Saddam's connection to terrorism, Bewar says, is the al-Qaida affiliate Ansar al-Islam, headquartered in northern Iraq.

On Monday, the day President Bush gave the Iraqi leader 48 hours to leave his country, Bewar talked to his parents in his hometown of Erbil, about 200 miles north of Baghdad.

"They said they are packing and leaving," Bewar reports, because the Iraqi army is five miles from Erbil. "They aren't worried about being killed by a regular bomb but by chemicals. They don't have any way to protect themselves." His family is fortunate to own a car to help them flee, he says, but most people do not.
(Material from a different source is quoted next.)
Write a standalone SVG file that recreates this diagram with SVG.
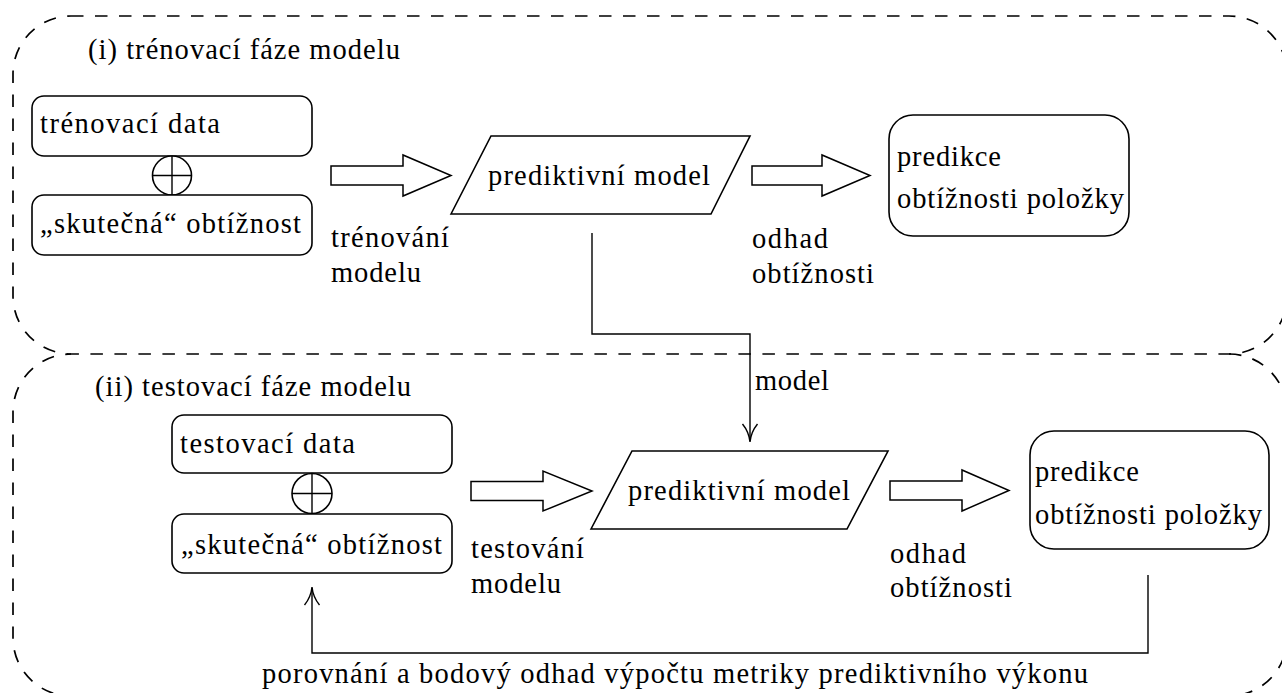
<svg xmlns="http://www.w3.org/2000/svg" width="1282" height="693" viewBox="0 0 1282 693">
<style>
text{font-family:'Liberation Serif','Times New Roman',serif;font-size:28.5px;fill:#000}
.n{fill:#fff;stroke:#000;stroke-width:1.6}
.ba{fill:#fff;stroke:#000;stroke-width:1.5;stroke-linejoin:miter}
.ds{fill:none;stroke:#000;stroke-width:1.7;stroke-dasharray:12.5 11.5}
.c{fill:none;stroke:#000;stroke-width:1.4}
</style>
<rect width="1282" height="693" fill="#fff"/>
<g id="phase-train">
  <rect class="ds" x="13" y="16" width="1274" height="338" rx="58"/>
  <text x="88" y="59" textLength="312">(i) trénovací fáze modelu</text>
</g>
<g id="phase-test">
  <path class="ds" d="M1229,354 A58,58 0 0 1 1287,412 V638 A58,58 0 0 1 1229,696 H71 A58,58 0 0 1 13,638 V412 A58,58 0 0 1 71,354"/>
  <text x="95" y="396" textLength="316">(ii) testovací fáze modelu</text>
</g>
<g id="train-data">
  <rect class="n" x="32" y="96" width="280" height="60" rx="12"/>
  <text x="40" y="133" textLength="180">trénovací data</text>
</g>
<g id="train-oplus">
  <circle class="n" cx="172" cy="175.5" r="19.5"/>
  <path class="c" d="M172,156 V195 M152.5,175.5 H191.5"/>
</g>
<g id="train-true">
  <rect class="n" x="32" y="195" width="280" height="60" rx="12"/>
  <text x="40" y="233" textLength="261">„skutečná“ obtížnost</text>
</g>
<g id="train-model">
  <polygon class="n" points="451,214 491,136 750,136 711,214"/>
  <text x="488" y="185" textLength="222">prediktivní model</text>
</g>
<g id="train-pred">
  <rect class="n" x="889" y="115" width="240" height="121" rx="24"/>
  <text x="897" y="166" textLength="104">predikce</text>
  <text x="897" y="208" textLength="227">obtížnosti položky</text>
</g>
<g id="test-data">
  <rect class="n" x="172" y="415" width="280" height="58" rx="12"/>
  <text x="180" y="453" textLength="175">testovací data</text>
</g>
<g id="test-oplus">
  <circle class="n" cx="312" cy="493.5" r="20"/>
  <path class="c" d="M312,473.5 V513.5 M292,493.5 H332"/>
</g>
<g id="test-true">
  <rect class="n" x="172" y="514" width="280" height="59" rx="12"/>
  <text x="181" y="554" textLength="261">„skutečná“ obtížnost</text>
</g>
<g id="test-model">
  <polygon class="n" points="591,529 632,451 888,451 847,529"/>
  <text x="628" y="500" textLength="222">prediktivní model</text>
</g>
<g id="test-pred">
  <rect class="n" x="1030" y="431" width="239" height="118" rx="24"/>
  <text x="1035" y="481" textLength="104">predikce</text>
  <text x="1035" y="524" textLength="227">obtížnosti položky</text>
</g>
<g id="connectors">
  <polygon class="ba" points="331,166 403,166 403,155 451,175.5 403,196 403,185 331,185"/>
  <polygon class="ba" points="752,166 822,166 822,155 870,175.5 822,196 822,185 752,185"/>
  <polygon class="ba" points="471,481.5 543,481.5 543,471 592,491 543,511 543,500.5 471,500.5"/>
  <polygon class="ba" points="890,481 962,481 962,470 1009,490.5 962,511 962,500 890,500"/>
  <path class="c" d="M592,233 V334 H750 V441"/>
  <path class="c" d="M742.5,424 Q749,432 750,442 Q751,432 757.5,424"/>
  <path class="c" d="M1148,575 V653 H312 V588"/>
  <path class="c" d="M304.5,605 Q311,597 312,587 Q313,597 319.5,605"/>
  <text x="331" y="247" textLength="118">trénování</text>
  <text x="331" y="282" textLength="90">modelu</text>
  <text x="752" y="248" textLength="76">odhad</text>
  <text x="752" y="283" textLength="122">obtížnosti</text>
  <text x="755" y="390" textLength="74">model</text>
  <text x="471" y="558" textLength="113">testování</text>
  <text x="471" y="593" textLength="90">modelu</text>
  <text x="890" y="563" textLength="76">odhad</text>
  <text x="890" y="597" textLength="122">obtížnosti</text>
  <text x="262" y="683" textLength="826">porovnání a bodový odhad výpočtu metriky prediktivního výkonu</text>
</g>
</svg>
Bewar was still a teenager when he served in the Kurdish army against Saddam's army and was serving as a soldier when the city of Halabja — about 50 miles from Erbil — was attacked by chemical warfare. Halabja, then a city of 70,000, and its surrounding villages are part of Kurdistan and have long witnessed struggles between Kurds and the Iraqi regime.

The massacre began before sunrise on March 17, 1988, and included more than 20 chemical attacks, with mustard, nerve and cyanide gases. In addition to the 5,000 Kurds killed, more than 7,000 were wounded.

Some three-fourths of those killed and wounded were women and children, according to Bewar. This was only one of many attacks during the campaign Saddam dubbed al-Anfal ("the spoils") which destroyed 4,000 Kurdish villages.

"Ninety-nine percent of Iraqis will support the U.S.A.," Bewar predicts.